This invention relates to a circuit arrangement with a power MOSFET and two Zener diodes the anodes of which are coupled to each other, whereby the cathode terminal of the first Zener diode is coupled to the gate terminal, and the cathode terminal of the second Zener diode is coupled to the source terminal of the power MOSFET.
This circuit is described, for example, in a paper entitled "Untersuchungen an einem neuen MOSFET Modul" by L. Lorenz, W. Schierz, H. Amann, 3rd International Macroelectronics Conference, Munich, Nov. 13, 1986, pages 68 to 84. The circuit is illustrated in FIG. 1. Two Zener diodes 3 and 4 are connected between gate terminal G and source terminal S of a power MOSFET 1. They protect the gate-source capacitance of MOSFET 1 against excessive positive and negative voltages.
If MOSFET 1 is connected in series with a load 2 at the source end, then the gate-source voltage U.sub.GS must be higher than the supply voltage V.sub.BB in order to safely make MOSFET 1 conducting. If Zener diodes 3 and 4 are integrated into a common substrate, it cannot be assured that MOSFET 1 will be made conducting. The current versus voltage characteristic of I.sub.GS vs. U.sub.GS then has the shape illustrated in FIG. 2. With an increase in current I.sub.GS the voltage U.sub.GS first increases to the value of the Zener voltage of Zener diode 3 plus the forward voltage of Zener diode 4, e.g., to 6.7 volts. With a further increase in current the voltage drops back to a value of 4 V, for example, and then increases again only when there is a higher current.
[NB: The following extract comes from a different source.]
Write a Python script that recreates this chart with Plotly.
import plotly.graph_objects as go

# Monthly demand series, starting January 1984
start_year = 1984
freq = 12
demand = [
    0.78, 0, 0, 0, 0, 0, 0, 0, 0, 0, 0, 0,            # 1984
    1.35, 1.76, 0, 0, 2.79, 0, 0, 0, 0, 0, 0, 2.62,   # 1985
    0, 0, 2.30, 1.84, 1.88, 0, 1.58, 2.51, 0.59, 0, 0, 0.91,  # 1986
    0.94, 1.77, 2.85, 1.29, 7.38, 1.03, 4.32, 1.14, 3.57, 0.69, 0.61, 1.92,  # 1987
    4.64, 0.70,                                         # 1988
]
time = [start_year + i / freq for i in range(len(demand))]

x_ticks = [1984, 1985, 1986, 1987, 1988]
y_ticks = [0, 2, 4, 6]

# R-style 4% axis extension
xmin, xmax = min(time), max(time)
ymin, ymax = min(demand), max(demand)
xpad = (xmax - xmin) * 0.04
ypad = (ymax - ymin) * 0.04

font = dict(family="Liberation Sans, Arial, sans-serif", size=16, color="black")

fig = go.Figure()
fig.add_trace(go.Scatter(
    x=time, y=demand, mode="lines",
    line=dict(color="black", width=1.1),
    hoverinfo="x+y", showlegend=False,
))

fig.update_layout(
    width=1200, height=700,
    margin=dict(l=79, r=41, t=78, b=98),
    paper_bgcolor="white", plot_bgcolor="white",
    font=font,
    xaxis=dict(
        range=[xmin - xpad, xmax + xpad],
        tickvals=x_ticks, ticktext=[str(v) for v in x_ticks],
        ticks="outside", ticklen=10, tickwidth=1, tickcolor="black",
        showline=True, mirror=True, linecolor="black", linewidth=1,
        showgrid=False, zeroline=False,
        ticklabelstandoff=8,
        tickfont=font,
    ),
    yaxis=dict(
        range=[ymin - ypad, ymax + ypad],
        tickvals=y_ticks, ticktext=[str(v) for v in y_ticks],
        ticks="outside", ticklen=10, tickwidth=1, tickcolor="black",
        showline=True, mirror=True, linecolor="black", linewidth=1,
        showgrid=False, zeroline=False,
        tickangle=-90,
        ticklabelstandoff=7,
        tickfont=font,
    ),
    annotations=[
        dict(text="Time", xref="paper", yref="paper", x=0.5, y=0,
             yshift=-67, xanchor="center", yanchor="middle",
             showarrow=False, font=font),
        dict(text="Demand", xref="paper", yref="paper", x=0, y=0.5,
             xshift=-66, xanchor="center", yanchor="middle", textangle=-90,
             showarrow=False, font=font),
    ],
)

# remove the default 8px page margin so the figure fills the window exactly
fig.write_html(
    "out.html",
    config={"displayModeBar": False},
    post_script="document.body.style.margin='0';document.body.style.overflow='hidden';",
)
However, MOSFET 1 frequently cannot be rendered completely conducting with a voltage of 4 V.
The characteristic shown here is produced by switching on the parasitic bipolar transistor associated with Zener diode 3.
This behavior will now be explained with reference to FIG. 3. Zener diodes 3 and 4 includes a region 11 embedded in a semiconductor substrate 10 and zones 12 and 13 which are embedded in region 11. Region 11 as well as zones 12 and 13 are highly doped. Both Zener diodes have a parasitic bipolar transistor formed by zones 13, 11, 10 and 12, 11, 10. The parasitic npn bipolar transistor associated with Zener diode 3 is symbolically illustrated in this figure as transistor 14. If a positive potential which is required to switch on power MOSFET 1 and which must always be higher than the source potential is applied to gate terminal G, the collector of the parasitic bipolar transistor 14 is formed by zone 12, its base is formed by region 11 and its emitter is formed by substrate 10. The base of bipolar transistor 14 can float at a potential higher than the drain potential. Then the parasitic bipolar transistor 14 is rendered conducting and the full voltage cannot build up on Zener diode 3.